→ **Listing**:
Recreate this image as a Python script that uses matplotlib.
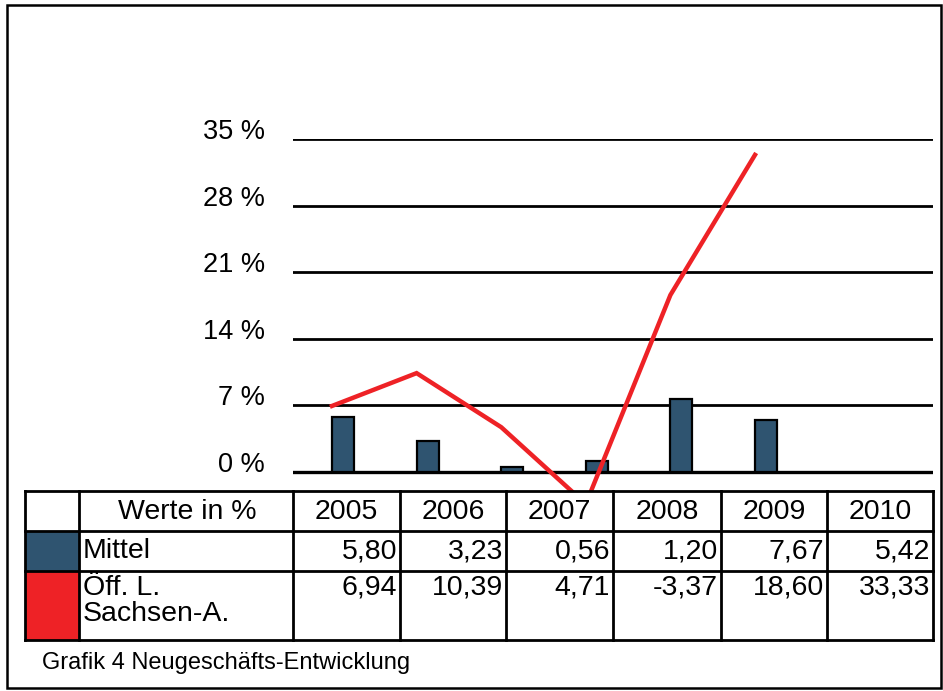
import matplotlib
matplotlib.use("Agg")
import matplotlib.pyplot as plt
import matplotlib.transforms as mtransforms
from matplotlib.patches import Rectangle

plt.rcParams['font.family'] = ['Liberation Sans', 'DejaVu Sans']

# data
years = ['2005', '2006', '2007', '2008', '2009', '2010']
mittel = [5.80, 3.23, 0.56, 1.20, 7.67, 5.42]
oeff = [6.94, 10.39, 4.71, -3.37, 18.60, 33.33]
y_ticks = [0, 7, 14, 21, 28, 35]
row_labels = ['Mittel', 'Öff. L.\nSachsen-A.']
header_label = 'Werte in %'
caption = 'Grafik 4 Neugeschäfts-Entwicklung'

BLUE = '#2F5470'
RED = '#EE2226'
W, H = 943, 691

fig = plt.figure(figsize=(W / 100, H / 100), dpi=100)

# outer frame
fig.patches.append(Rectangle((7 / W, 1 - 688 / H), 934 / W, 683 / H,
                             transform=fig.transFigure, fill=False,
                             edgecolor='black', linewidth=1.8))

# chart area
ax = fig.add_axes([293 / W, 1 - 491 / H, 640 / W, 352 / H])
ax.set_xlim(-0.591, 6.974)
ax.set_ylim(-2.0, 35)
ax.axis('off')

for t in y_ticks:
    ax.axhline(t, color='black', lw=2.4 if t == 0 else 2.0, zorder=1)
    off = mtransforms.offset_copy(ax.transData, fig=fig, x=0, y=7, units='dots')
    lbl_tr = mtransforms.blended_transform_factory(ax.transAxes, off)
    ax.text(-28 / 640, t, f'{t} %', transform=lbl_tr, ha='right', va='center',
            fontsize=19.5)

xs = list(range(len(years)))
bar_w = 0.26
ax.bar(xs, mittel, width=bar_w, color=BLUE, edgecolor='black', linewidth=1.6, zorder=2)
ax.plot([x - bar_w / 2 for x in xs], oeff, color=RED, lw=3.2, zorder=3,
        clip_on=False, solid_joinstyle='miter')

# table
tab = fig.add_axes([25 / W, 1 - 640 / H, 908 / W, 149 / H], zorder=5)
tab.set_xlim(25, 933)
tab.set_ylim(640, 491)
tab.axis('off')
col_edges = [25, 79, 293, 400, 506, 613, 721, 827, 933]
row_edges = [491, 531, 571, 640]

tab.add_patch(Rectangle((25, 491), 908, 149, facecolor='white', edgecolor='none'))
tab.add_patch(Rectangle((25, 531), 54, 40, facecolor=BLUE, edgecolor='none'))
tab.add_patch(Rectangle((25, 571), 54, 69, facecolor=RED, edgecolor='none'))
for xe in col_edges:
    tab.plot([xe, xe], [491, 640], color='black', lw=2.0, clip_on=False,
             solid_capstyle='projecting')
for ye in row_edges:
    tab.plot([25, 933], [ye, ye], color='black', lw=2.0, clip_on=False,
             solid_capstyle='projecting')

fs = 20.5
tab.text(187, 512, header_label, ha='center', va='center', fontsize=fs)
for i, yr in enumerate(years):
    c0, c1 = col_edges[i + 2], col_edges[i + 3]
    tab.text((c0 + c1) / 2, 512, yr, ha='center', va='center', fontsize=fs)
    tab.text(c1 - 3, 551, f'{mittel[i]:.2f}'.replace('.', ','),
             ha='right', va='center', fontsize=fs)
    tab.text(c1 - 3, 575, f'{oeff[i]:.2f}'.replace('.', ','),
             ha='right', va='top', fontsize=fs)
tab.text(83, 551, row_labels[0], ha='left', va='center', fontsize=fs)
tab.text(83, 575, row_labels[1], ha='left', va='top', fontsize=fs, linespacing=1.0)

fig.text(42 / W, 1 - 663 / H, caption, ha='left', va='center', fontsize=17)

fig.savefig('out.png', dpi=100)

...

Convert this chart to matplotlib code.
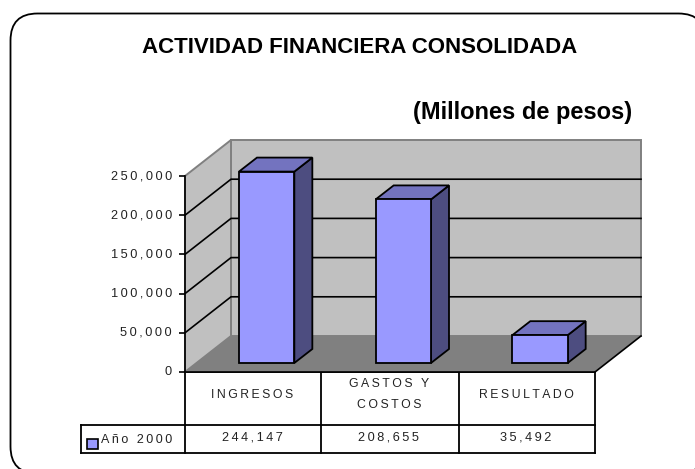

--

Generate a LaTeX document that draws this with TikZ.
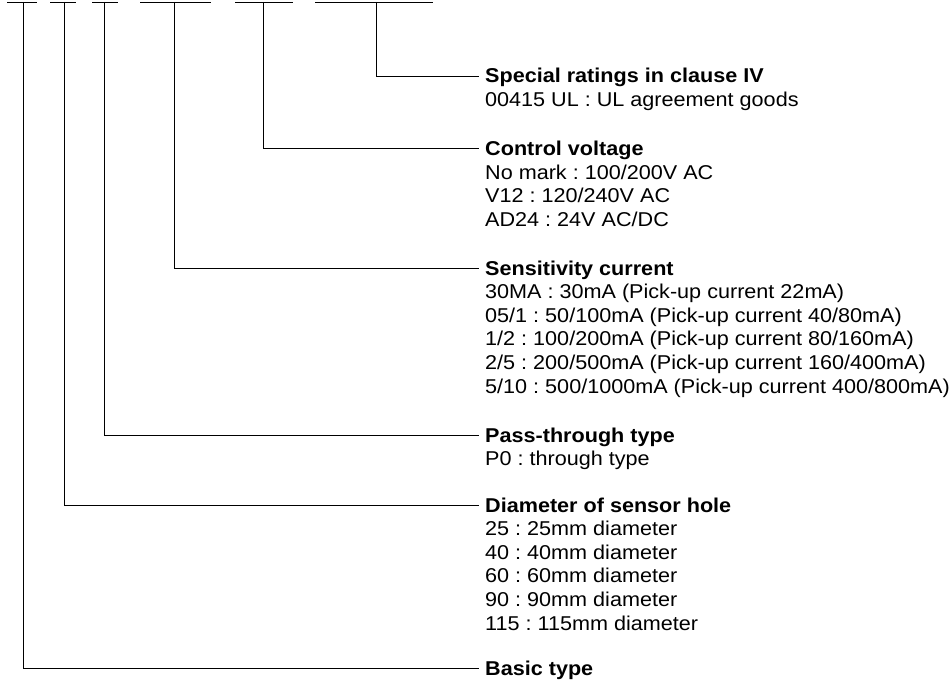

→ **The problem**: Only lines with "that" are wanted here; list each of them.

→ **The response**:
Recreate this image as a Python script that uses matplotlib.
Generate a LaTeX document that draws this with TikZ.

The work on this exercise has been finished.